Microsoft has said prices must come down to below $100 per ton if this is to approach any kind of sense.
New tech needed?
Clearly, prices have to come down, which is why this week saw moves to promote the development of new carbon capture technologies - at a time when we should be deploying, not developing.
Elon Musk had previously put up $100 million through his charitable foundation for an Xprize looking for new ideas for carbon capture. Last week, this prize issued $15 million in first-round grants to promising contenders. The prize is looking for technologies which can scale to collecting 1 gigaton of carbon per year - and would prefer that they are themselves carbon negative.
The final prize won't be issued till 2025, which is halfway through the decade in which we really need carbon capture to take off at industrial scales.
The size of the prize is interesting. At $100 million it's the biggest Xprize ever - but as an indication of how seriously this is being taken, let's point out that it's a tiny fraction of the money Musk offered to indulge a whim to buy Twitter.
Perhaps more promising is the Frontier initiative led by Stripe (with Shopify, Meta, and Alphabet in tow). That is more than a technology beauty contest, but an advanced commitment, a promise to buy $925 million of carbon removal this decade.

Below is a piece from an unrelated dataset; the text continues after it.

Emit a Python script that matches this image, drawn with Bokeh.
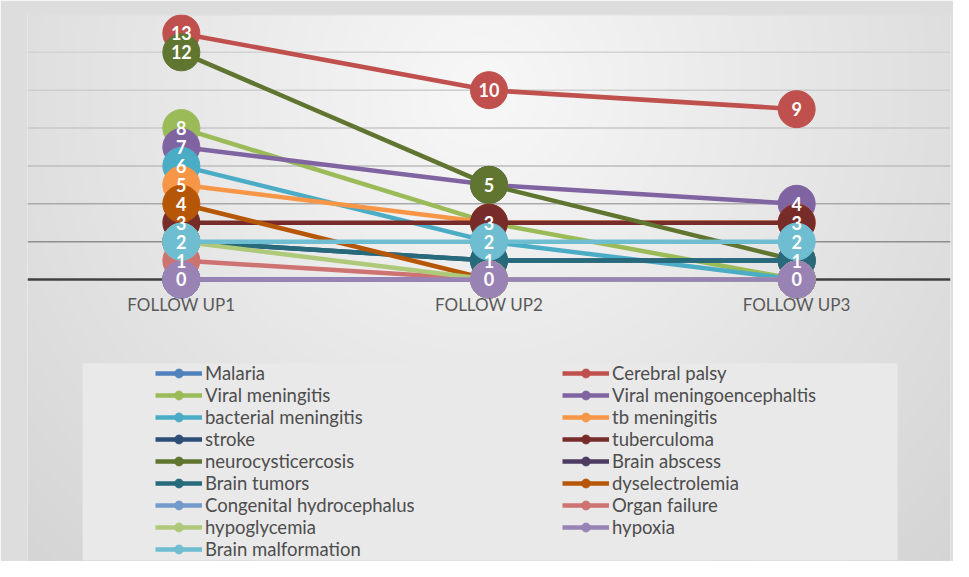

The group do not know how much carbon that money will buy, but they hope the size of the pot - and the buying expertise of the Frontier organization - will prompt better technologies to the fore and stimulate the carbon capture market.
Given that the problem has been well known for 40 years, we should be beyond this stage now. But at least there are tech firms which understand that they have a choice.
Get carbon capture working, or you will have to stop growing.